Ultimately, Thelma and Louise choose each other. They choose a wild life with each other and a death with each other. In a way, it is reminiscent of the marital phrase, “Till death do us part”. To this extent, Thelma and Louise’s choosing of each other is the ultimate queer subtext in the film. The women demonstrate a conscious decision to leave behind the heterosexual life they knew for each other. Even when Thelma has a sexual engagement with J.D., Louise expresses disapproval; proof that she wants Thelma as her own exclusive partner which, she gains in the end; a decision both of the women seem enthralled with. The two even laugh and smile after they kiss and hold hands as they drive off of a cliff to their inevitable deaths. As long as the two can die in the love and company of each other, they can be happy.

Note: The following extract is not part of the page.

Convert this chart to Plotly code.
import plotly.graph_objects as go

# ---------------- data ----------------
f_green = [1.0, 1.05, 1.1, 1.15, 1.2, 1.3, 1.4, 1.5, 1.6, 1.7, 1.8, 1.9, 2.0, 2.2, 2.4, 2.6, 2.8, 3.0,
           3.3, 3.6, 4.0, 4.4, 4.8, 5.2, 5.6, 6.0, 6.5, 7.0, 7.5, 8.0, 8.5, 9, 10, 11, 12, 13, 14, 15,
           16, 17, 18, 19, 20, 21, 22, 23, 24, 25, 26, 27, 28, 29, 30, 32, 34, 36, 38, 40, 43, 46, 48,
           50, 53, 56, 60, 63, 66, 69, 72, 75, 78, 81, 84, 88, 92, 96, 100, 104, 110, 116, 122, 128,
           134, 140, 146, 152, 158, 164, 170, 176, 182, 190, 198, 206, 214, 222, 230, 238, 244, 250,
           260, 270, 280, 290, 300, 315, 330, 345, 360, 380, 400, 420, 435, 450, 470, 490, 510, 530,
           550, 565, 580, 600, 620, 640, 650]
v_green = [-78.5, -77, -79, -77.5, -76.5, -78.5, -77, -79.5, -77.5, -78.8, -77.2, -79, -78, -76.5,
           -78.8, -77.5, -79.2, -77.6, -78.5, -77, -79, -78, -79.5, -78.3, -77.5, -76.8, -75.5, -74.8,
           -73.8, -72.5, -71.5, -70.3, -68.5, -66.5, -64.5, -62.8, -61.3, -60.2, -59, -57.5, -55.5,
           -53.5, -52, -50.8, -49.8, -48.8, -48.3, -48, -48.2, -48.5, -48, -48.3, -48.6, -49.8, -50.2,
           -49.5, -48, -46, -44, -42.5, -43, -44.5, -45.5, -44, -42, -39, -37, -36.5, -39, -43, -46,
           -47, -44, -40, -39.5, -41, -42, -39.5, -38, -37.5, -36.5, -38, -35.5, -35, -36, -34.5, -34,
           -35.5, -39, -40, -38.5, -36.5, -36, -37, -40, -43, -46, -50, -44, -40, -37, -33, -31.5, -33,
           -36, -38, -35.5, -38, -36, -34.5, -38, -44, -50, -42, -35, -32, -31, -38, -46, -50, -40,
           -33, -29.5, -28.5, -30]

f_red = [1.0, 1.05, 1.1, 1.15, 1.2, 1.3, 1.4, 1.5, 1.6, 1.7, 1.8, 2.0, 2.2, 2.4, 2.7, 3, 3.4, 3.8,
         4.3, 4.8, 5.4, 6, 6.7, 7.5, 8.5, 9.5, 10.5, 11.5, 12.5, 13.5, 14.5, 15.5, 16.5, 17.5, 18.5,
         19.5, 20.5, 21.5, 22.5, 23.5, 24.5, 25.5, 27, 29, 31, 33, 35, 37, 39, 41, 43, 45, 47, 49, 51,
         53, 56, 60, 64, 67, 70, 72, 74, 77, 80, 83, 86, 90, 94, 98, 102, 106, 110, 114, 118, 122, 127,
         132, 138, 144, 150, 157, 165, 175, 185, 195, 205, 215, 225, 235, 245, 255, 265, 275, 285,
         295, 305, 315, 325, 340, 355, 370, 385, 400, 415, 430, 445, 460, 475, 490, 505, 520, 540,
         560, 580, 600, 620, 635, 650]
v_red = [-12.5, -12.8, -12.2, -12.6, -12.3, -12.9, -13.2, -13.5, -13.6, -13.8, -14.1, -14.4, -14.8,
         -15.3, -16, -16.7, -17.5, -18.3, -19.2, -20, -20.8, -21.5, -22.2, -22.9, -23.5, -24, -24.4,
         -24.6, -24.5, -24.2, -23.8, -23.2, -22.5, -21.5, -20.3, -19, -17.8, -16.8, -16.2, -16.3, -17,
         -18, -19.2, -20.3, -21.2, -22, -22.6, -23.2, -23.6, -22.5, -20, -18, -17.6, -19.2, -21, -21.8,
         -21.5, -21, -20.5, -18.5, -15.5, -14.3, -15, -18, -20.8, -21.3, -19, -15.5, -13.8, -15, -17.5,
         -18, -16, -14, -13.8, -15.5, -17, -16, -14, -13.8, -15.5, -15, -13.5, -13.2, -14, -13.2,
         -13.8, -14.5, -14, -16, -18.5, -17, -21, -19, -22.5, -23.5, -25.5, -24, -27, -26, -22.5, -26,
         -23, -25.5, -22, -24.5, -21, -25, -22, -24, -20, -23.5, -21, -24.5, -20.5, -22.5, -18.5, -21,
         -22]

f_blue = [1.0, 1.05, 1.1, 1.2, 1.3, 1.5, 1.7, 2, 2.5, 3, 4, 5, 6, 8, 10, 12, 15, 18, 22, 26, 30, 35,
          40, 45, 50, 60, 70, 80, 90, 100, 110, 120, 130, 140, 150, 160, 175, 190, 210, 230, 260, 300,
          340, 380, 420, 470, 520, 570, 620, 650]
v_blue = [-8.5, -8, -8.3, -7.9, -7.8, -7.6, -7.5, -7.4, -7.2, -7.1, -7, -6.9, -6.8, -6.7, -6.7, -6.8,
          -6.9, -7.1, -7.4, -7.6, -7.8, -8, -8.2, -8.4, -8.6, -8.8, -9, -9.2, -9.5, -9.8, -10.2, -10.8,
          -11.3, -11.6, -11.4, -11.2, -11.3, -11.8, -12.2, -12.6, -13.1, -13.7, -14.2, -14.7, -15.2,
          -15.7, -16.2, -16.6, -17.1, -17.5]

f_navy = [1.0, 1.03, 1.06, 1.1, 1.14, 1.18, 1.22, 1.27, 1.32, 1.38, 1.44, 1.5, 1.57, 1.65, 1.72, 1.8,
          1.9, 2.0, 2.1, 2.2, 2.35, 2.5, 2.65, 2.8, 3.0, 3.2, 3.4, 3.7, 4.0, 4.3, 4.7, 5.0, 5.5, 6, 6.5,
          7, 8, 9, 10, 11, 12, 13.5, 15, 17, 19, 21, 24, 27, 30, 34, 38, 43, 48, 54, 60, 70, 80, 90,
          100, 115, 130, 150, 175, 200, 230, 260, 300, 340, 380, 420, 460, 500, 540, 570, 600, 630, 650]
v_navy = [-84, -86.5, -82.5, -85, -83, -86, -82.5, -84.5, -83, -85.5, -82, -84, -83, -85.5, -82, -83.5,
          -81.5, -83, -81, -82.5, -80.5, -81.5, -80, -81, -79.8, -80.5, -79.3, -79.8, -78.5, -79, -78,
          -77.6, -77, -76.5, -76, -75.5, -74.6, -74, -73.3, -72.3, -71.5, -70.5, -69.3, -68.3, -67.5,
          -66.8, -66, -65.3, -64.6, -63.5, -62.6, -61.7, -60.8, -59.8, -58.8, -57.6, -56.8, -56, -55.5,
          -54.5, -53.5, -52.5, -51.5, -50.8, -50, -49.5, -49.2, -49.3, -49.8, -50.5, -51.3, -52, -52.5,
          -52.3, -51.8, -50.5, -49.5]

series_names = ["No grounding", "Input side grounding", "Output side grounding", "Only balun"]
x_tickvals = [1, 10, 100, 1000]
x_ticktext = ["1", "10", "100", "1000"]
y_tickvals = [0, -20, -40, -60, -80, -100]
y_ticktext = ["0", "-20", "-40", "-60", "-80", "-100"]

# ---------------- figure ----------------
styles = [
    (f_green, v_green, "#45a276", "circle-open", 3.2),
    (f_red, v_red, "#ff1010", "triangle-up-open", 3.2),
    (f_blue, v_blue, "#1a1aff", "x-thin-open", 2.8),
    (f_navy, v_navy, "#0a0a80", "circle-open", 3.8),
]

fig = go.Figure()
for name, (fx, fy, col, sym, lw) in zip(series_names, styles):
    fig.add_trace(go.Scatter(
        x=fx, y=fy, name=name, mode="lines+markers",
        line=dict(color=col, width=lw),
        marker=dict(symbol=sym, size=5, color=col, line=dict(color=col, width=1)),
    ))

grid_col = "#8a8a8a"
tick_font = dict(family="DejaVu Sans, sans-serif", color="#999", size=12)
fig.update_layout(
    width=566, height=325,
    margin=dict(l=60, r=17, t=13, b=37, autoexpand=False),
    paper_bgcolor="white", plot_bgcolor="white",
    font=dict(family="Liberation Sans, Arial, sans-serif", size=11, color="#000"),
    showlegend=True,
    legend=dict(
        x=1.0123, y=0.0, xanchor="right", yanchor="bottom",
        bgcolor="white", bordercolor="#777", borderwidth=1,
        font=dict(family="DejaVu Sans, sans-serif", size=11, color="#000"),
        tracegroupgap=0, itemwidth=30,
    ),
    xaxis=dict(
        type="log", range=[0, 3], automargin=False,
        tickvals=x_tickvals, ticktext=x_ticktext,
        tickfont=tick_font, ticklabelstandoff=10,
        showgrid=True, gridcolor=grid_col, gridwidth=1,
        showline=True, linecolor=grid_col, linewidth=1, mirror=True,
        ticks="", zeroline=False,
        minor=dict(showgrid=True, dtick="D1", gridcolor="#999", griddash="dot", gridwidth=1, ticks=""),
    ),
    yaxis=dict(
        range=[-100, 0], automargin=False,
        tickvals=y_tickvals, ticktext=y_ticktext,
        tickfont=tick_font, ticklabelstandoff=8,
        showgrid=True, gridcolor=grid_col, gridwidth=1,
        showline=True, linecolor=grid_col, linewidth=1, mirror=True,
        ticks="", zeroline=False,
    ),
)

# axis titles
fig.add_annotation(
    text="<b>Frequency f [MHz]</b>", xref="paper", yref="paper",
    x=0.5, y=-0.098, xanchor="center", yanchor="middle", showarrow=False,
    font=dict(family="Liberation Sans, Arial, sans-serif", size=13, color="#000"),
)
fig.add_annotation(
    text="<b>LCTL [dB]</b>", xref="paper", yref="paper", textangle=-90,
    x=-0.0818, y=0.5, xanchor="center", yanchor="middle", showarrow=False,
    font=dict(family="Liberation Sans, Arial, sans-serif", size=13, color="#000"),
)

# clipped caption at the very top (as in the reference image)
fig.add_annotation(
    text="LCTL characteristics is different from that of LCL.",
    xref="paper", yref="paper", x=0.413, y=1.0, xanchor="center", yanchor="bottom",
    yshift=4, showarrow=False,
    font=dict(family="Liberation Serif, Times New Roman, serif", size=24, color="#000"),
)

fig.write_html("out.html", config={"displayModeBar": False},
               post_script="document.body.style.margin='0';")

In the end, Thelma & Louise has an abundance of queer subtext, you just need to watch a little closer. As a straight person myself, I must admit at points, finding some of the more hidden subtext (i.e. the kiss is an obvious indication of their queer-ness) was difficult. Once watching the film through an analytic queer lens however, it is easier to see how a lesbian viewer for example may fill in the subtext to feel more connected to the film. Queer identities are rarely featured in mainstream film so it is understandable why queer viewers would want to reach for subtext that they can relate to and see themselves in. Thelma & Louise provides just enough queer subtext for that to be a reality. Through their costuming, their gritty attitudes, and their growing stride towards each other, Thelma and Louise demonstrate how a queer relationship can form, albeit subtly throughout a non-queer specific film. Though the film may not be the most progressive one out there (only one actor of color with no lines in the film, adherence to stereotypes, etc.), Thelma & Louise has just the right amount of hidden queer messages that straight and gay viewers alike can see a little bit of themselves in the film.